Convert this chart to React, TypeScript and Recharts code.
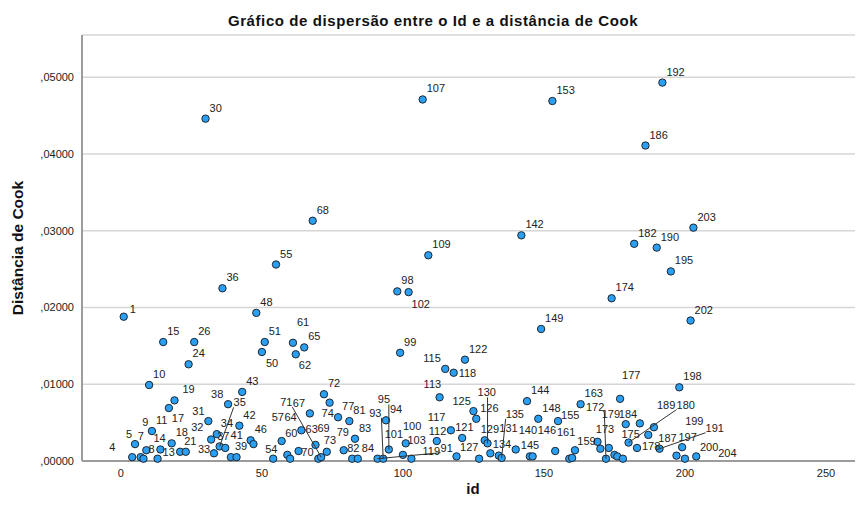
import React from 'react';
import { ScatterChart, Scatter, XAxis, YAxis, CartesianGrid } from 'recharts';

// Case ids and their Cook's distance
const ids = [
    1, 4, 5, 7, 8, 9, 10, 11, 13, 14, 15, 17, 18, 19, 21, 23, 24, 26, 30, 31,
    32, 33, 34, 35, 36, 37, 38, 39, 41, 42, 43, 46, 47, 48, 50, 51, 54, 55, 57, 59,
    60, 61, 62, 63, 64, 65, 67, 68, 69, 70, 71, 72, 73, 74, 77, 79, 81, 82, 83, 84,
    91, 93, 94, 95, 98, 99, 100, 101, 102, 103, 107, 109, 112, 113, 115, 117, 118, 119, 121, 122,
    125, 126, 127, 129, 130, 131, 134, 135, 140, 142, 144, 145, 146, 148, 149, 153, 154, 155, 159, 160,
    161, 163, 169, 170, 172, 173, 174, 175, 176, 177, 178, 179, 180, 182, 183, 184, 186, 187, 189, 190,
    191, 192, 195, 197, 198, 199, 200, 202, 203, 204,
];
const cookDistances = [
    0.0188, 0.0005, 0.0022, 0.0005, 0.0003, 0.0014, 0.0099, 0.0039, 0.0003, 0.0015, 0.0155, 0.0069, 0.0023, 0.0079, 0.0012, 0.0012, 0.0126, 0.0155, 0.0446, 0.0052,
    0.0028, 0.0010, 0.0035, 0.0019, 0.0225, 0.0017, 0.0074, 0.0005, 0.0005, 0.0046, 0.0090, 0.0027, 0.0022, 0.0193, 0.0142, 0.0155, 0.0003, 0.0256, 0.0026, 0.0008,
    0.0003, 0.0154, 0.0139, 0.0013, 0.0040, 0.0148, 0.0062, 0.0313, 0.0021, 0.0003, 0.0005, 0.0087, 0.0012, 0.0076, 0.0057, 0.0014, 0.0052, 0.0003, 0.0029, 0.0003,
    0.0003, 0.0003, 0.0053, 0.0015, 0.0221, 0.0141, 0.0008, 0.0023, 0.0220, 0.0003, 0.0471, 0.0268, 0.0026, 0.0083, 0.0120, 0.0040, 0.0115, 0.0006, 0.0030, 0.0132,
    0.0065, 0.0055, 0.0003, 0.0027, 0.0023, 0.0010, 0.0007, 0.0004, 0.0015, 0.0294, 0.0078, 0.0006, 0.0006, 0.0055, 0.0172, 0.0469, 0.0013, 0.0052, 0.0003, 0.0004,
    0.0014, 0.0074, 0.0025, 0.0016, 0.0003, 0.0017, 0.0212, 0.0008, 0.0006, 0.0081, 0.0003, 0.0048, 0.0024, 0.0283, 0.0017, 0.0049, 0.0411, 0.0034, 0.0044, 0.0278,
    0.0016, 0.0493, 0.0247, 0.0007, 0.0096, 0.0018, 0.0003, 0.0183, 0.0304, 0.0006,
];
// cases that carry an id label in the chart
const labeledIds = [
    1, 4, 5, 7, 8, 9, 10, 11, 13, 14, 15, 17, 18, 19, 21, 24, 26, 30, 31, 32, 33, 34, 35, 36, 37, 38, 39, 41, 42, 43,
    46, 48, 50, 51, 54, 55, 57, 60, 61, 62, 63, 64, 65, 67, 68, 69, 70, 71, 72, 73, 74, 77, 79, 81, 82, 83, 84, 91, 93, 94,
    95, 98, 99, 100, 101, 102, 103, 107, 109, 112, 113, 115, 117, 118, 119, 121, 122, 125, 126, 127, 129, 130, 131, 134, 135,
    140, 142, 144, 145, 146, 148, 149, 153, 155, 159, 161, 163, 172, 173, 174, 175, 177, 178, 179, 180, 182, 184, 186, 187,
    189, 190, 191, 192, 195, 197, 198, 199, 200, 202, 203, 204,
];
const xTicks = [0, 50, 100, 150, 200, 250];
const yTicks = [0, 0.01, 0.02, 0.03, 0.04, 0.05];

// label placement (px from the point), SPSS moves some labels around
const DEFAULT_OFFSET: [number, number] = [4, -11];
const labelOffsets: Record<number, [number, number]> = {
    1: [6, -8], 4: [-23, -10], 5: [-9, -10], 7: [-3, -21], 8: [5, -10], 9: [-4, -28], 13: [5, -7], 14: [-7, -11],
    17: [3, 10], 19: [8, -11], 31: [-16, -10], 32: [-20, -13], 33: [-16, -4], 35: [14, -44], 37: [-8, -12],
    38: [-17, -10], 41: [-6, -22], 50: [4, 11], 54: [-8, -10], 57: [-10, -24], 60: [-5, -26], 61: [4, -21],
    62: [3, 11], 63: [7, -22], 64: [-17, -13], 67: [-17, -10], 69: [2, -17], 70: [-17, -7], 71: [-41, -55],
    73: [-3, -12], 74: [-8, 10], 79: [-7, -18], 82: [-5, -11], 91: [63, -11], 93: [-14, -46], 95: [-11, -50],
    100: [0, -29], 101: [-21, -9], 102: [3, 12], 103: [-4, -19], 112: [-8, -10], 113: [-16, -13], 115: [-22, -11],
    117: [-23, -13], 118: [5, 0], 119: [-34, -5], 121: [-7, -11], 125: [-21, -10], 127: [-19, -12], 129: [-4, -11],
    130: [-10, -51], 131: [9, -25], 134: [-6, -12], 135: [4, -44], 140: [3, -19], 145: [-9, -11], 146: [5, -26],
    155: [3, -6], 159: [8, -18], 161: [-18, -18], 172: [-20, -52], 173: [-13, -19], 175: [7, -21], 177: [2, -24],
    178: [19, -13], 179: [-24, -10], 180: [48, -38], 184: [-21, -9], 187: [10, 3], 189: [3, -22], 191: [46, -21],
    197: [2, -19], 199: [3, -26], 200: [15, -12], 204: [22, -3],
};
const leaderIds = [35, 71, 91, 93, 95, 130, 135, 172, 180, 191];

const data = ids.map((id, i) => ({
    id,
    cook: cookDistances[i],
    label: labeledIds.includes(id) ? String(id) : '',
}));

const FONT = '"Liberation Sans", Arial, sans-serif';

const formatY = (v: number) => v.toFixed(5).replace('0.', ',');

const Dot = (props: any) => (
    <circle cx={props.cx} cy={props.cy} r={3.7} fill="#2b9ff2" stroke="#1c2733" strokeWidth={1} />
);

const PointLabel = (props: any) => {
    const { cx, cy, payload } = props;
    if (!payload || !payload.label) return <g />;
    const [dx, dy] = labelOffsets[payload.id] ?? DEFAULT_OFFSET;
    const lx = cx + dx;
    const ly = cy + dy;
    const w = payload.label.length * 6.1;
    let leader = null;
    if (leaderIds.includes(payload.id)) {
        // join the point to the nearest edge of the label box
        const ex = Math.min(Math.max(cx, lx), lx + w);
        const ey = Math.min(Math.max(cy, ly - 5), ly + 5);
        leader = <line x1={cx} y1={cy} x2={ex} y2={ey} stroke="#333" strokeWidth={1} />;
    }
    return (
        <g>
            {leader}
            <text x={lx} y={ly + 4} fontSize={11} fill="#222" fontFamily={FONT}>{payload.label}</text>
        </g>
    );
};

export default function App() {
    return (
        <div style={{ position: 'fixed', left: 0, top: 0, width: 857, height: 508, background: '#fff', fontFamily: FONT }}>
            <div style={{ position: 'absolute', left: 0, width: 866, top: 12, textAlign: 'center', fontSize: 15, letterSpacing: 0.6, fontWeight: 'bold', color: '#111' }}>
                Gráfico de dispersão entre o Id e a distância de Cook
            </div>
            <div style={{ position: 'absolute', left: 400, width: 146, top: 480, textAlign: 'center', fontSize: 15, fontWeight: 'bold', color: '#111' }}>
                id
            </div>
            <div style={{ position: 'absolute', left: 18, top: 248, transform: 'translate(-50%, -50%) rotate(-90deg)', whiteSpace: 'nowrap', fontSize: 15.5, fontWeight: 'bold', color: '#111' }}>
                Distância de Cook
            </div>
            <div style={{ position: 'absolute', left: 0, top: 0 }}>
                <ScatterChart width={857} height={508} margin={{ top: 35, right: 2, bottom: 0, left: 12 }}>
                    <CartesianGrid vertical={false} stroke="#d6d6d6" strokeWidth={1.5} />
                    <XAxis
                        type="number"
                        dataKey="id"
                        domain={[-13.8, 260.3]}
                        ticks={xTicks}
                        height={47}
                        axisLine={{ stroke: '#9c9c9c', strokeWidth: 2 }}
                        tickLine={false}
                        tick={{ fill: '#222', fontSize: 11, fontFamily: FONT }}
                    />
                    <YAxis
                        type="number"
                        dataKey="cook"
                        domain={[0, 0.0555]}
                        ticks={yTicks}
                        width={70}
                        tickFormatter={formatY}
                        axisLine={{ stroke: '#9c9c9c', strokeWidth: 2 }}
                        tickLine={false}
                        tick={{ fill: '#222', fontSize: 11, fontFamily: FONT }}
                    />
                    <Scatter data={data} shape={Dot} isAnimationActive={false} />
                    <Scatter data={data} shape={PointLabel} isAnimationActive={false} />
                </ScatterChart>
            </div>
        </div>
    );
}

---

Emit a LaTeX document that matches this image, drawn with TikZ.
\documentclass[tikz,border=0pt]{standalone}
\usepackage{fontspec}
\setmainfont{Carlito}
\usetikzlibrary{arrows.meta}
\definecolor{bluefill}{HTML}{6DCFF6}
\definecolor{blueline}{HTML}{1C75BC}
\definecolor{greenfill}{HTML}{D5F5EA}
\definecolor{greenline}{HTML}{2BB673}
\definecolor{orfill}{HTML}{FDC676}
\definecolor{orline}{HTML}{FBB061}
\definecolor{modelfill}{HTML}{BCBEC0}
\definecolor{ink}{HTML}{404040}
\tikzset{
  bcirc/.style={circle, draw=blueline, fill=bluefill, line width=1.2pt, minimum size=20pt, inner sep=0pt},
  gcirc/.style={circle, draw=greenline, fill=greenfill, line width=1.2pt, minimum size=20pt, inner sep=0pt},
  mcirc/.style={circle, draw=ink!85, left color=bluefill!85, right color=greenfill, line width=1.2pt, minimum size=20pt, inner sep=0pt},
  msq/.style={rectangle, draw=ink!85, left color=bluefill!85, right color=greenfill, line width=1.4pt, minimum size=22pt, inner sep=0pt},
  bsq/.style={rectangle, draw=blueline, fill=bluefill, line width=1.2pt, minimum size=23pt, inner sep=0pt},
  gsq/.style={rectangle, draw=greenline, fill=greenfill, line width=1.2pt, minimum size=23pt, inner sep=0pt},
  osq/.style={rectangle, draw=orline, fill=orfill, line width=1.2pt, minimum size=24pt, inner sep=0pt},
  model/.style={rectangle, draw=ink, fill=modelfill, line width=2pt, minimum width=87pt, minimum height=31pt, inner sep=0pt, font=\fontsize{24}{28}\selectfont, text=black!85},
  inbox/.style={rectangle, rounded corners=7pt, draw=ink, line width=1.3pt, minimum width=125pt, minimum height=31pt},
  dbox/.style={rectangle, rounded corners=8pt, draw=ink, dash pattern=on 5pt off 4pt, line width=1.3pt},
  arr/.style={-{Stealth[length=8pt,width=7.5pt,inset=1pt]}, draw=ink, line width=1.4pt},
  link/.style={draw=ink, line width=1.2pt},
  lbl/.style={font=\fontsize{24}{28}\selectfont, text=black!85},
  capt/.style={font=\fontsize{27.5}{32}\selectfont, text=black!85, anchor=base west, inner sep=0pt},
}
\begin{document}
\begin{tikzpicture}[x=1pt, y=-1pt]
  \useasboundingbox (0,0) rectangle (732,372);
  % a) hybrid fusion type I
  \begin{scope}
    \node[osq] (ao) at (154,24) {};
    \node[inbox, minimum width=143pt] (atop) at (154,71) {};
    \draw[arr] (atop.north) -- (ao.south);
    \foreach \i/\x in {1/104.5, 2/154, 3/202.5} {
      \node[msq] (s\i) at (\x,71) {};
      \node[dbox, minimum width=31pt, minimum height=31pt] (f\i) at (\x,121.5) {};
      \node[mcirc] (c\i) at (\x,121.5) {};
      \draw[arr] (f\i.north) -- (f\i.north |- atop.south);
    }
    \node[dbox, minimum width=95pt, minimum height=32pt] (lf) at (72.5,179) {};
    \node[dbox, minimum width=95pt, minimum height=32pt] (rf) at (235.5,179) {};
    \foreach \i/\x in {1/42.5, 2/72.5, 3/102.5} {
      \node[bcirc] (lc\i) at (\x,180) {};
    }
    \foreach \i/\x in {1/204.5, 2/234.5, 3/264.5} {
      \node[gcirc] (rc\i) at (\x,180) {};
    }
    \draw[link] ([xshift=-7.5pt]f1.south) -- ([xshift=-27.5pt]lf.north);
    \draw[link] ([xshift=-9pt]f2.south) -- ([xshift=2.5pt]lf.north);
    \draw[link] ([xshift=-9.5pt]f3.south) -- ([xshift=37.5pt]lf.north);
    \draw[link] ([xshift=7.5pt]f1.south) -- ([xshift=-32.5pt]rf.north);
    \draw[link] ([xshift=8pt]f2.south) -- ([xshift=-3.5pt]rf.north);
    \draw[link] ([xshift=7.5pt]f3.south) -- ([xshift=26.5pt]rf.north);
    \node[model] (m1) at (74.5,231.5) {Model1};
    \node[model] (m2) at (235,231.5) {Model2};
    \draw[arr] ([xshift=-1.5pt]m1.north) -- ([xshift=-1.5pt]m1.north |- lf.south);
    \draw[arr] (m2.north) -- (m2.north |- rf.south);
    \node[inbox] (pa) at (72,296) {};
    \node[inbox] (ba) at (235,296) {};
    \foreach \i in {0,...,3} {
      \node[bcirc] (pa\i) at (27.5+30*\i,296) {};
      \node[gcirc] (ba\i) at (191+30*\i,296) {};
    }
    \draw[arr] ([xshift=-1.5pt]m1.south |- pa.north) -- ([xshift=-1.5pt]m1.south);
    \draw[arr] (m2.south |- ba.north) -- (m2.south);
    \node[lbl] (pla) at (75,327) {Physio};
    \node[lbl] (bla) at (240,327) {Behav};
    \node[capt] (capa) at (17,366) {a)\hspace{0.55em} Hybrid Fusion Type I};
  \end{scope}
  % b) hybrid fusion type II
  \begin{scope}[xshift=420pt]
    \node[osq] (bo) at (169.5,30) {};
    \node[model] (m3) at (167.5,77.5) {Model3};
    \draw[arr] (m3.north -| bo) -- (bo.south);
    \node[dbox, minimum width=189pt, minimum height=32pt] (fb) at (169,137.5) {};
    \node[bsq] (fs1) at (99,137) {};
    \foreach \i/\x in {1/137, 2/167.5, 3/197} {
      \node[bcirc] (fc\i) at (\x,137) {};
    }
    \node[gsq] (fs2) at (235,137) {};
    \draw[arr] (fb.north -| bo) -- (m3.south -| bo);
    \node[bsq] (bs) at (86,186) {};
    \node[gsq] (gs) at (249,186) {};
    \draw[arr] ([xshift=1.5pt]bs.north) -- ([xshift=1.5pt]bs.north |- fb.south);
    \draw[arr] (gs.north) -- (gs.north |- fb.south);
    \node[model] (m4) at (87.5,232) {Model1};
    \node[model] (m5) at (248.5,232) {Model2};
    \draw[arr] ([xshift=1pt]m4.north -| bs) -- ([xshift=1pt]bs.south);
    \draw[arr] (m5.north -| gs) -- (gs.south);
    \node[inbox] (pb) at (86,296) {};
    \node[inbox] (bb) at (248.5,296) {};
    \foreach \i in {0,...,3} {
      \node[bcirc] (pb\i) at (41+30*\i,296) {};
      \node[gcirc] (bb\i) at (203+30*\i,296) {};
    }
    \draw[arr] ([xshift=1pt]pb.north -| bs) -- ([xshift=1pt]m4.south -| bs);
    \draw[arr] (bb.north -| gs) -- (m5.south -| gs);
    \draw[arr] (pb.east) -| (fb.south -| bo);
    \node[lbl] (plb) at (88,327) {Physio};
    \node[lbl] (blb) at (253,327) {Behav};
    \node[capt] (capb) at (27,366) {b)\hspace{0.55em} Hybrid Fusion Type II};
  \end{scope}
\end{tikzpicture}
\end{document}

■ **Task statement**: Pictures excluded, retype exactly the lines running from the one with "Convert this chart" through the one with "XAxis, YAxis, CartesianGrid". Include both end lines and nothing more.

■ **Solution**:
Convert this chart to React, TypeScript and Recharts code.
import React from 'react';
import { ScatterChart, Scatter, XAxis, YAxis, CartesianGrid } from 'recharts';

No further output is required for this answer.